** Short problem **
Copy out each line of the material below that holds the string "React".

** Task input **

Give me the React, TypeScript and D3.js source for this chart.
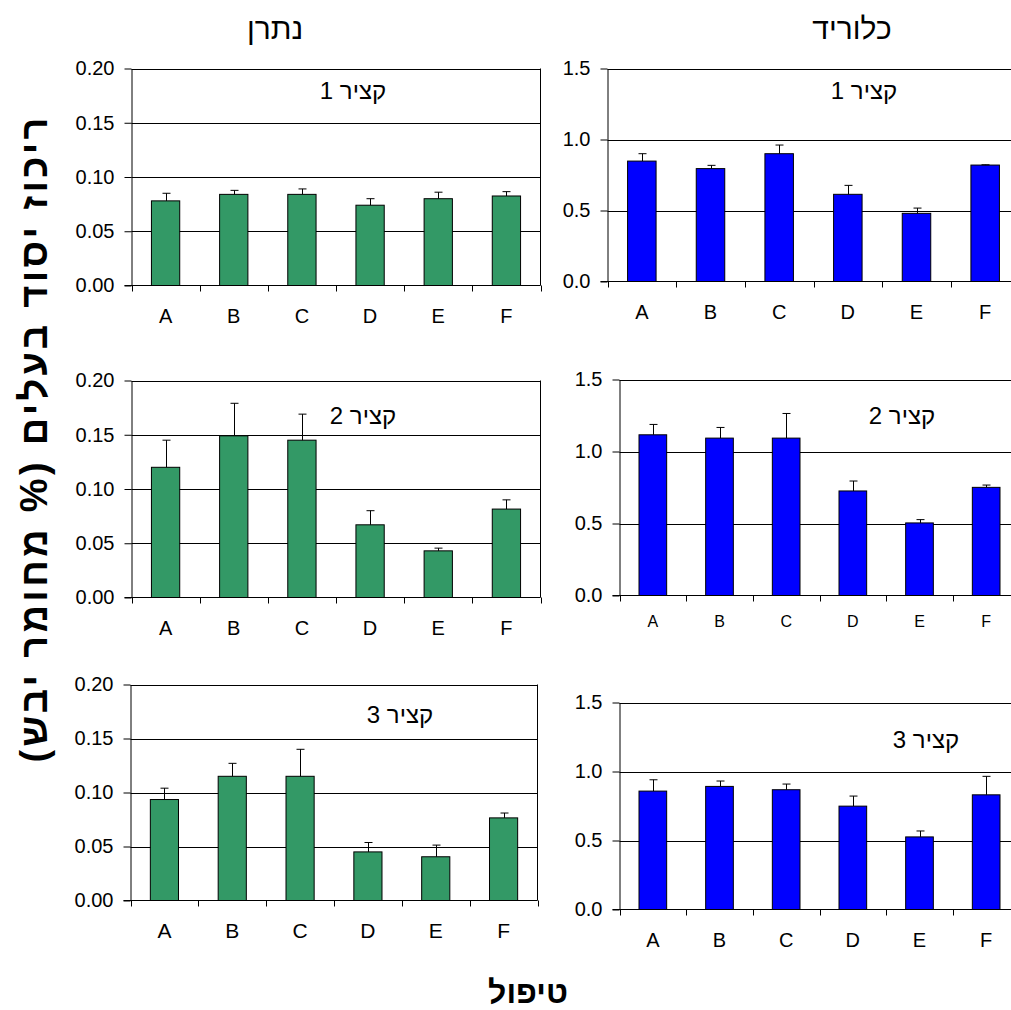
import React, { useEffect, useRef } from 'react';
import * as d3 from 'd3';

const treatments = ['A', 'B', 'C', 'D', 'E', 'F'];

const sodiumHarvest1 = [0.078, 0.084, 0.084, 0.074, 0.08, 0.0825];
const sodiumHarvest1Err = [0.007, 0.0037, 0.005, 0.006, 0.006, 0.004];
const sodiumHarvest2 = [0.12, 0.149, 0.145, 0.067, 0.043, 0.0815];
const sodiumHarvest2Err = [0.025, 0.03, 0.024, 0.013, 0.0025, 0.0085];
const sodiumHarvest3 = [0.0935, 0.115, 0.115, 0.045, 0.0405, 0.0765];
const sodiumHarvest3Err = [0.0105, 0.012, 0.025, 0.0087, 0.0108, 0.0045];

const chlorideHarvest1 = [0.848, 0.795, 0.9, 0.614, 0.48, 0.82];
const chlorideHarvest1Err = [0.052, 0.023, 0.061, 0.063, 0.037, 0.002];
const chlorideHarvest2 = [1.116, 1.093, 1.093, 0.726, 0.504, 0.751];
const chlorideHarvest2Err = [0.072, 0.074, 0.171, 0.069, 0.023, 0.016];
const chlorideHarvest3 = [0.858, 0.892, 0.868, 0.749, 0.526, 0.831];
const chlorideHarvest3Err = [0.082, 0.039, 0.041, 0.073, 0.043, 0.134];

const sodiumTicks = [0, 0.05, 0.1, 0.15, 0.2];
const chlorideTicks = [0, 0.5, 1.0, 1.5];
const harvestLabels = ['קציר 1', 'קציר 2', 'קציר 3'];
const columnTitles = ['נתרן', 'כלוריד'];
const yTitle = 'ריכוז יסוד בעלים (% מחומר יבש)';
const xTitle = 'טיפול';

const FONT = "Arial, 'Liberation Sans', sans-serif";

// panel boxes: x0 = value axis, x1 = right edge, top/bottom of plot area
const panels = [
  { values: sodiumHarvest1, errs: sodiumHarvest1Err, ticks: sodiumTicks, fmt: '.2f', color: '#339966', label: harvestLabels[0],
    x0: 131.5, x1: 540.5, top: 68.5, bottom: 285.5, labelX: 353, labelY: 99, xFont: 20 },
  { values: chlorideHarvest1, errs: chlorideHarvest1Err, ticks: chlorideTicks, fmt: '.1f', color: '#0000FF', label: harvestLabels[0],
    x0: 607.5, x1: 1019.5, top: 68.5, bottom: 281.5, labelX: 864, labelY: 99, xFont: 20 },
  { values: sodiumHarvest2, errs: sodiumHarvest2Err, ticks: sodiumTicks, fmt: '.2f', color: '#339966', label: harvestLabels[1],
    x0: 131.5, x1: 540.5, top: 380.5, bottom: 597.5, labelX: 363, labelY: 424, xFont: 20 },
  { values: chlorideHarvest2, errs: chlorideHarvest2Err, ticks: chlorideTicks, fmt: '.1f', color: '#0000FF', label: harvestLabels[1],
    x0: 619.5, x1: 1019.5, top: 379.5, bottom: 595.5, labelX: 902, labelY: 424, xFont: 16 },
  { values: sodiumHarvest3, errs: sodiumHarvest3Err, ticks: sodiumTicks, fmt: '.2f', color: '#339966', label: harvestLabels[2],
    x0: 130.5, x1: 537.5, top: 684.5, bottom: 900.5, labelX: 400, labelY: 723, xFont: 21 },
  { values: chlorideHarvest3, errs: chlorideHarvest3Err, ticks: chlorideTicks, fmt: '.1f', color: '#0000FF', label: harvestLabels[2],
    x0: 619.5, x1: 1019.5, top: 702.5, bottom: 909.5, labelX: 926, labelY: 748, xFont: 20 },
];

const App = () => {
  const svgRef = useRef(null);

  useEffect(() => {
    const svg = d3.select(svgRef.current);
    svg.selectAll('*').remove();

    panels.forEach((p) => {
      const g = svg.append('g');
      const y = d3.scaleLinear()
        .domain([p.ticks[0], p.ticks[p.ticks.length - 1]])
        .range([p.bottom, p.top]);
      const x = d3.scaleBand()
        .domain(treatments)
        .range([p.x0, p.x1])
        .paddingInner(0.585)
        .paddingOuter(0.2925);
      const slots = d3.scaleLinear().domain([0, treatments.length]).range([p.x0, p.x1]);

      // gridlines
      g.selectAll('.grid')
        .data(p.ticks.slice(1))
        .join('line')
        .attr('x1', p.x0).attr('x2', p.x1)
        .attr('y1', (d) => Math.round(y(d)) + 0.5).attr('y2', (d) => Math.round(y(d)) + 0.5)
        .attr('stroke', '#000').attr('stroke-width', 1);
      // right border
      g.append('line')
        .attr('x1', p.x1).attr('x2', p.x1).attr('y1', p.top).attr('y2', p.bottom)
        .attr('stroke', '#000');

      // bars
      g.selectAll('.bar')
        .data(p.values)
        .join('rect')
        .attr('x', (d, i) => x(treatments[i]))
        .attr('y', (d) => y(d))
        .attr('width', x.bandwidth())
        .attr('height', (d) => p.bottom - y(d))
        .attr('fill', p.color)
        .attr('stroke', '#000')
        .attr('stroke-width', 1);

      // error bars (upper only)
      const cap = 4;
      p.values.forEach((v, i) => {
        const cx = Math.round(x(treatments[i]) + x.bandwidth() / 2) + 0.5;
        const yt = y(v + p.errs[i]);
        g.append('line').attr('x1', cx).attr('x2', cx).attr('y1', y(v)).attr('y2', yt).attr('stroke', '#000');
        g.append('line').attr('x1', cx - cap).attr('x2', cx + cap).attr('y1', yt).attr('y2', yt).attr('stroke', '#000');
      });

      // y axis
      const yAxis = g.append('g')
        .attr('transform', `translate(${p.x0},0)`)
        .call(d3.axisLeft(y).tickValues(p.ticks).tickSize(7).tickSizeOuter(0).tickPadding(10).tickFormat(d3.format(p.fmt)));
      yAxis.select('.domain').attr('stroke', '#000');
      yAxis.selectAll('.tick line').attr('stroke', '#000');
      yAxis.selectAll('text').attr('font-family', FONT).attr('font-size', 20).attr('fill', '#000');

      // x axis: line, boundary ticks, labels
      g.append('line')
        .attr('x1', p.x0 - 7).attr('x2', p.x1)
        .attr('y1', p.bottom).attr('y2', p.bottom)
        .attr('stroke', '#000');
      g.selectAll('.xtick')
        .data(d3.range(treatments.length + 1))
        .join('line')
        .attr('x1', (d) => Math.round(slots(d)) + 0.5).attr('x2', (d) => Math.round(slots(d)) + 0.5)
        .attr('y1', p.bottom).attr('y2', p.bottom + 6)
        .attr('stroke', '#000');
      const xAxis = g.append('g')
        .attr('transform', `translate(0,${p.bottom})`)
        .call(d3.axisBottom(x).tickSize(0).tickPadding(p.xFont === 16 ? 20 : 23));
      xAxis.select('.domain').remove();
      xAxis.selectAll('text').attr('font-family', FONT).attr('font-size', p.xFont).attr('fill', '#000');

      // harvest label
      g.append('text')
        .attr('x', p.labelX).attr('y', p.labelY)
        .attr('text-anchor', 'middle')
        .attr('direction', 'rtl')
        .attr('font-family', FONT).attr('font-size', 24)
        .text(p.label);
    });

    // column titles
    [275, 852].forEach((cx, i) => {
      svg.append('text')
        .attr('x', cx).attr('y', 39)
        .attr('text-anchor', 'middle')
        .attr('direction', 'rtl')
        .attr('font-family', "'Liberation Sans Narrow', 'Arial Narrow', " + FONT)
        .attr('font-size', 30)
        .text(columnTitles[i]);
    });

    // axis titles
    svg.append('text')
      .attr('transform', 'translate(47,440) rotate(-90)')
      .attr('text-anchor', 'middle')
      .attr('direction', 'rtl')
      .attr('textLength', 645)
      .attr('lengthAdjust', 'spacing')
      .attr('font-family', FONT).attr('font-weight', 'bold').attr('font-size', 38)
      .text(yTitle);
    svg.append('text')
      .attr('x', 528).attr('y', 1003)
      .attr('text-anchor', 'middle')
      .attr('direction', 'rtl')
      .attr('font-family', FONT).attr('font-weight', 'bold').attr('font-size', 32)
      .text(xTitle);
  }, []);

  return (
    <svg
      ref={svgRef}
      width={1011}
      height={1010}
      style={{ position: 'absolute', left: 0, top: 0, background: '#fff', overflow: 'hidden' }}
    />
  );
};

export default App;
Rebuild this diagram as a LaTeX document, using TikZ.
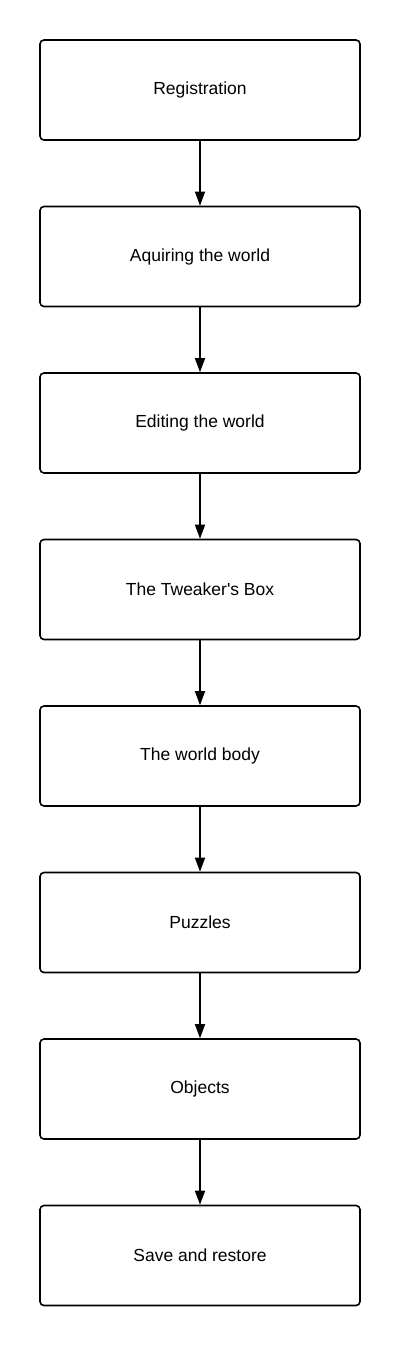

** Result of the exercise **
Give me the React, TypeScript and D3.js source for this chart.
import React, { useEffect, useRef } from 'react';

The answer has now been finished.